4. Movie encoding quality
MPEG4 movies are a 2000 kbit/s MPEG4 movies at 640x480 30fps. Which would mean excellent quality if this was encoded on the PC. However the quality is not so good and many artifacts are seen, especially if you watch the movie an a PC monitor (TV set is more forgiving). It seems that the camera processor is not fast enough to do the hi-quality encoding at real time. Do not expect the quality of the miniDV camcorders.
Also auto-focus is really having hard time focusing during movie mode and tends to go in- and out-of-focus really a lot, especially if the objects are moving (which they do during movie taking
TO-DO: Make real-time MPEG4 encoding as good quailty as on a 3GHz PC. Yet to be seen.
5. Zoom-microphone during movies
You cannot use optical zoom and internal microphone at the same time during movie mode. Zoom is set as default every time at power-on - which means silent movies are default. You have to go through three levels of menus to enable microphone - this is a really annoying misfeature.
You can overcome this by using the external microphone -
but in this case you have to have the side cover-doors open and exposed to breaking-off.
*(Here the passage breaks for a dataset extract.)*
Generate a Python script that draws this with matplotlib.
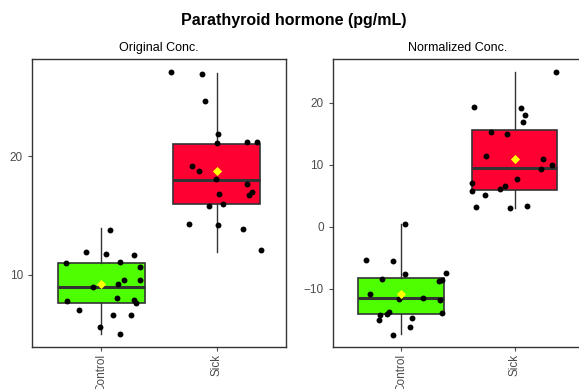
"""Parathyroid hormone boxplots: original vs normalized concentration."""

import numpy as np
import matplotlib
matplotlib.use('Agg')
import matplotlib.pyplot as plt

plt.rcParams['font.family'] = ['Liberation Sans', 'DejaVu Sans']

groups = ['Control', 'Sick']
group_colors = ['#4DFF00', '#FF0033']

# original concentration: observed points and their jitter offsets
orig_control = [13.82, 11.94, 11.74, 11.66, 10.99, 11.12, 10.67, 9.60, 9.60, 9.27,
                8.96, 7.78, 8.06, 7.87, 7.64, 7.05, 6.60, 6.60, 5.62, 5.03]
orig_control_jit = [0.075, -0.136, 0.037, 0.282, -0.308, 0.161, 0.331, 0.195, 0.339, 0.149,
                    -0.075, -0.294, 0.136, 0.282, 0.300, -0.193, 0.101, 0.256, -0.011, 0.158]
orig_sick = [27.10, 26.93, 24.68, 21.85, 21.15, 21.18, 21.18, 19.21, 18.79, 18.06,
             17.64, 17.02, 16.71, 16.80, 16.01, 15.81, 14.30, 14.24, 13.88, 12.13]
orig_sick_jit = [-0.395, -0.127, -0.104, 0.014, 0.000, 0.259, 0.351, -0.216, -0.156, -0.003,
                 0.259, 0.308, 0.277, 0.022, 0.051, -0.069, -0.239, 0.014, 0.228, 0.380]

# normalized concentration
norm_control = [0.43, -5.31, -5.58, -7.62, -7.41, -8.48, -8.70, -8.64, -10.79, -11.59,
                -11.49, -11.86, -14.22, -13.80, -14.06, -13.85, -14.76, -15.08, -16.21, -17.39]
norm_control_jit = [0.035, -0.308, -0.070, 0.033, 0.393, -0.167, 0.334, 0.358, -0.270, -0.020,
                    0.191, 0.343, -0.182, -0.106, -0.120, 0.358, 0.097, -0.191, 0.076, -0.070]
norm_sick = [24.96, 19.27, 19.05, 17.92, 16.91, 15.25, 14.98, 11.38, 10.84, 9.87,
             9.23, 7.68, 7.04, 5.75, 6.60, 6.12, 5.04, 3.17, 3.01, 3.27]
norm_sick_jit = [0.360, -0.356, 0.053, 0.093, 0.076, -0.208, -0.070, -0.255, 0.249, 0.328,
                 0.229, 0.018, -0.378, -0.378, -0.083, -0.132, -0.259, -0.343, -0.039, 0.105]

# box stats: whislo, q1, med, q3, whishi, mean
orig_stats = [(5.03, 7.67, 8.99, 11.01, 13.98, 9.22),
              (11.96, 15.98, 18.00, 21.01, 27.00, 18.76)]
norm_stats = [(-17.28, -14.12, -11.43, -8.32, 0.43, -10.84),
              (3.00, 5.96, 9.50, 15.62, 24.85, 10.90)]

panels = [
    ('Original Conc.', orig_stats, [(orig_control, orig_control_jit), (orig_sick, orig_sick_jit)],
     (3.93, 28.2), [10, 20], [0.0553, 0.108, 0.4387, 0.740]),
    ('Normalized Conc.', norm_stats, [(norm_control, norm_control_jit), (norm_sick, norm_sick_jit)],
     (-19.37, 27.0), [-10, 0, 10, 20], [0.5746, 0.108, 0.4321, 0.740]),
]

fig = plt.figure(figsize=(5.79, 3.89), dpi=100)
fig.text(0.508, 0.948, 'Parathyroid hormone (pg/mL)', ha='center', va='center',
         fontsize=11.5, fontweight='bold')

edge = '#333333'
for title, stats, points, ylim, yticks, pos in panels:
    ax = fig.add_axes(pos)
    bstats = []
    for lab, (lo, q1, med, q3, hi, mn) in zip(groups, stats):
        bstats.append(dict(label=lab, whislo=lo, q1=q1, med=med, q3=q3, whishi=hi, mean=mn))
    bp = ax.bxp(bstats, positions=[1, 2], widths=0.75, patch_artist=True, showfliers=False,
                showcaps=False, showmeans=False,
                boxprops=dict(edgecolor=edge, linewidth=1.2),
                whiskerprops=dict(color=edge, linewidth=1.0),
                medianprops=dict(color=edge, linewidth=2.2))
    for patch, col in zip(bp['boxes'], group_colors):
        patch.set_facecolor(col)

    for i, (vals, jit) in enumerate(points):
        xs = np.array(jit) + i + 1
        ax.scatter(xs, vals, s=18, color='black', zorder=4, linewidths=0)
    means = [s[5] for s in stats]
    ax.scatter([1, 2], means, marker='D', s=22, color='#FFFF00', zorder=5, linewidths=0)

    ax.set_xlim(0.4, 2.6)
    ax.set_ylim(*ylim)
    ax.set_yticks(yticks)
    ax.set_xticks([1, 2])
    ax.set_xticklabels(groups, rotation=90, va='top', ha='center')
    ax.set_title(title, fontsize=9, pad=6)
    for sp in ax.spines.values():
        sp.set_color(edge)
        sp.set_linewidth(1.0)
    ax.tick_params(colors='#4D4D4D', labelsize=8.5, length=3, width=0.8)
    ax.tick_params(axis='x', pad=2)

fig.savefig('out.png', dpi=100)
TO-DO: Better microphone that would work simoultaneously with zoom (without hearing zoom motors on your recording), as seen on most consumer miniDV cameras.
6. Memory cards too small and/or too expensive
While a single 512 Mb or 1 Gb card is more than enough for photos, it is not nearly enough for movies. 512 Mb xD-card only takes about 30min of MPEG4 footage. I'd need about 10 of them for my average vacation and they would cost me about 2x the price of the camera itself.
Before digital cameras get accepted for taking movies, we
need to see a price drop of about 5x-10x on storage media.